Zum Abschluss des Jahrestreffens wurde Pfarrer Liedtke für weitere fünf Jahre als Leiter der »AS« wiedergewählt. Er bekräftigte seinen Willen, das Verhältnis zu den staatlichen und gesellschaftlichen Organen der DDR weiter verbessern zu wollen; Offenheit und Ehrlichkeit, auch gegenüber dem Staat, bleibe Grundlage künftiger Aktivitäten und Arbeitsweisen der »AS«.
(Die erneute Wahl Liedtkes ist das Ergebnis des Einflusses und Wirkens progressiver und realistischer Kräfte in der »AS«. Einige Leitungskräfte der »AS« äußerten intern, es könne davon ausgegangen werden, dass Liedtke entsprechend seiner bisherigen Konzeption weiterhin auf eine theologisch fundierte und dem Charakter der »AS« angemessene Arbeit orientieren wird.)

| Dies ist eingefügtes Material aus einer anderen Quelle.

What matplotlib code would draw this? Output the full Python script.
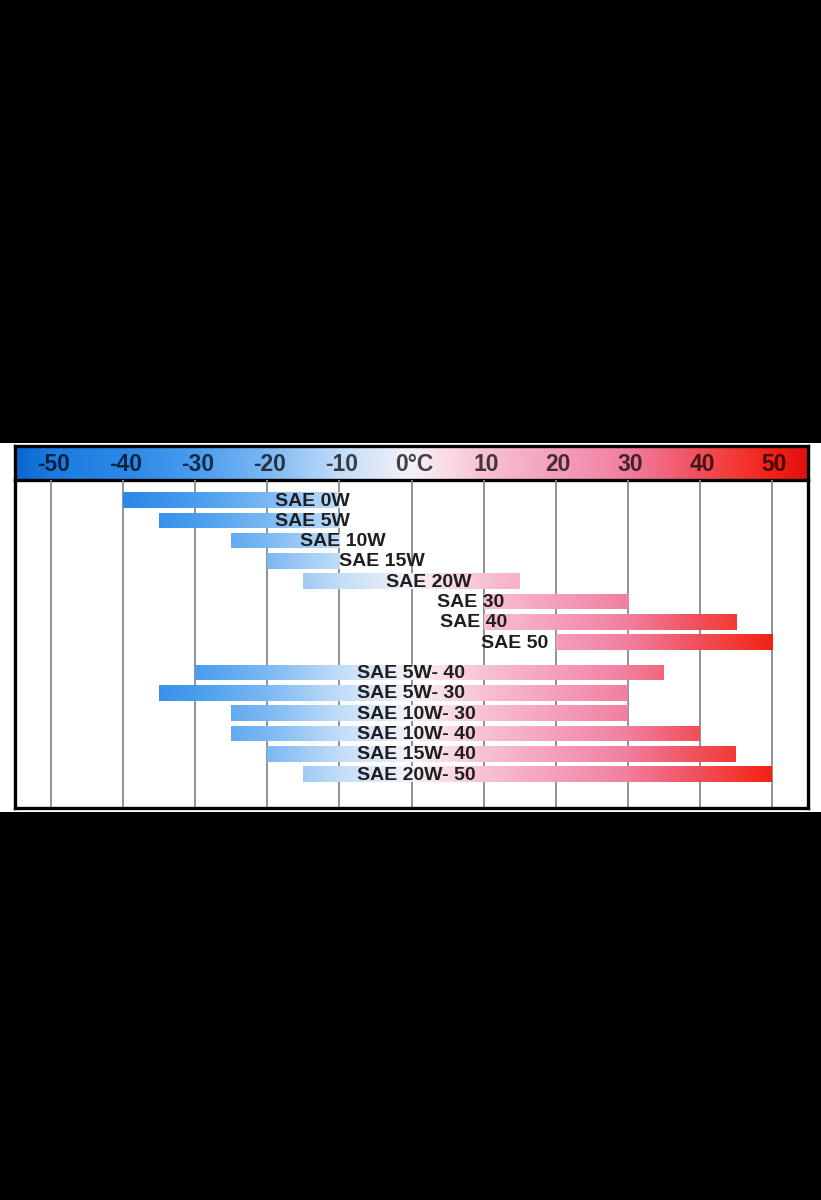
import numpy as np
import matplotlib
matplotlib.use('Agg')
import matplotlib.pyplot as plt
from matplotlib.colors import LinearSegmentedColormap, Normalize

plt.rcParams['font.family'] = ['Liberation Sans', 'DejaVu Sans']

# Temperature scale of the header strip
tick_values = [-50, -40, -30, -20, -10, 0, 10, 20, 30, 40, 50]
tick_labels = ['-50', '-40', '-30', '-20', '-10', '0°C', '10', '20', '30', '40', '50']

# Oil grades: usable range (°C)
grades = ['SAE 0W', 'SAE 5W', 'SAE 10W', 'SAE 15W', 'SAE 20W',
          'SAE 30', 'SAE 40', 'SAE 50',
          'SAE 5W- 40', 'SAE 5W- 30', 'SAE 10W- 30', 'SAE 10W- 40',
          'SAE 15W- 40', 'SAE 20W- 50']
low_temp = [-40, -35, -25, -20, -15, 10, 10, 20, -30, -35, -25, -25, -20, -15]
high_temp = [-10, -10, -10, -10, 15, 30, 45, 50, 35, 30, 30, 40, 45, 50]

# where each label starts (°C)
label_x = [-19, -19, -15.4, -10, -3.5, 3.6, 4, 9.6,
           -7.6, -7.6, -7.6, -7.6, -7.6, -7.6]

# colour ramp cold -> hot
ramp = [(-55, '#0a66cf'), (-50, '#1a7be0'), (-40, '#2b88e7'), (-30, '#499dee'),
        (-20, '#7cb8f3'), (-10, '#c2ddf8'), (0, '#f6f1f8'), (5, '#f9dbe7'),
        (10, '#f7c1d4'), (20, '#f59fbb'), (30, '#f17f9f'), (38, '#f05868'),
        (45, '#f23a35'), (50, '#f32116'), (55, '#e01010')]
lo, hi = -55, 55
cmap = LinearSegmentedColormap.from_list(
    'temp', [((t - lo) / (hi - lo), c) for t, c in ramp])
norm = Normalize(lo, hi)

W, H = 821, 1200
fig = plt.figure(figsize=(W / 100, H / 100), dpi=100, facecolor='black')

# white panel
bg = fig.add_axes([0, (H - 812) / H, 1, (812 - 443) / H])
bg.set_facecolor('white')
bg.set_xticks([])
bg.set_yticks([])
for s in bg.spines.values():
    s.set_visible(False)

x0, x1 = 15 / W, 808 / W

# header strip
hax = fig.add_axes([x0, (H - 480) / H, x1 - x0, 34 / H])
grad = np.linspace(lo, hi, 512).reshape(1, -1)
hax.imshow(grad, cmap=cmap, norm=norm, aspect='auto', extent=[lo, hi, 0, 1])
hax.set_xlim(lo, hi)
hax.set_ylim(0, 1)
hax.set_xticks([])
hax.set_yticks([])
for s in hax.spines.values():
    s.set_linewidth(2.4)
    s.set_color('black')
for v, t in zip(tick_values, tick_labels):
    hax.text(v + (0.4 if v == 0 else 0.3), 0.47, t, ha='center', va='center',
             fontsize=16.5, fontweight='bold', color='black', alpha=0.72)

# main chart
ax = fig.add_axes([x0, (H - 808) / H, x1 - x0, 328 / H])
ax.set_zorder(2)
ax.patch.set_alpha(0)
rows = [i if i < 8 else i + 0.5 for i in range(len(grades))]
for v in tick_values:
    ax.axvline(v, color='#8a8a8a', lw=1.3, zorder=1)

bars = ax.barh(rows, np.array(high_temp) - np.array(low_temp), left=low_temp,
               height=0.76, color='none', zorder=2)
for b in bars:
    im = ax.imshow(grad, cmap=cmap, norm=norm, aspect='auto',
                   extent=[lo, hi, 20, -20], zorder=2, interpolation='bilinear')
    im.set_clip_path(b)

for r, name, lx in zip(rows, grades, label_x):
    ax.text(lx, r + 0.05, name, ha='left', va='center', fontsize=14,
            fontweight='bold', color='#1e1e1e', zorder=3)

ax.set_xlim(lo, hi)
ax.set_ylim(15.17, -0.985)
ax.set_xticks([])
ax.set_yticks([])
for side in ['left', 'right', 'bottom']:
    ax.spines[side].set_linewidth(2.4)
    ax.spines[side].set_color('black')
ax.spines['top'].set_visible(False)

fig.savefig('out.png', dpi=100, facecolor='black')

Durch abgestimmtes Vorgehen einiger auf politisch negativen Positionen stehender Teilnehmer des Jahrestreffens der »AS« war versucht worden, die Wiederwahl Liedtkes zu verhindern. Insbesondere Stephan Bickhardt (Vikar, Studienreferent bei ESG Berlin), Ludwig Mehlhorn (Dipl. Mathematiker) – beide Personen sind bereits mehrfach mit feindlich-negativen Aktivitäten gegen die DDR in Erscheinung getreten – und Ulrike Zoels (Theologiestudentin an der Humboldt-Universität Berlin) bemühten sich, politisch negative Inhalte in den Gesprächsverlauf einzubringen und die positiven Aussagen Liedtkes zum Verhältnis Staat – »AS« zu entkräften. So versuchten sie u. a. unter Hinweis auf die Ausschreitungen von Skinheads gegenüber Rockkonzertbesuchern in der Zionskirche2 die Existenz von neofaschistischen Tendenzen in der DDR nachzuweisen. Darüber hinaus trat Bickhardt unter Verwendung der Begriffe »Glasnost« und »Perestroika« mehrfach mit provokatorischen Fragestellungen gegenüber Pfarrer Liedtke in Erscheinung. Offensichtlich wollte er damit weitere Teilnehmer des Treffens zu analogen Äußerungen bewegen.
Alle diese Angriffe wurden durch das sachliche und realistische Auftreten Liedtkes und weiterer Teilnehmer zurückgewiesen und fanden keine Resonanz.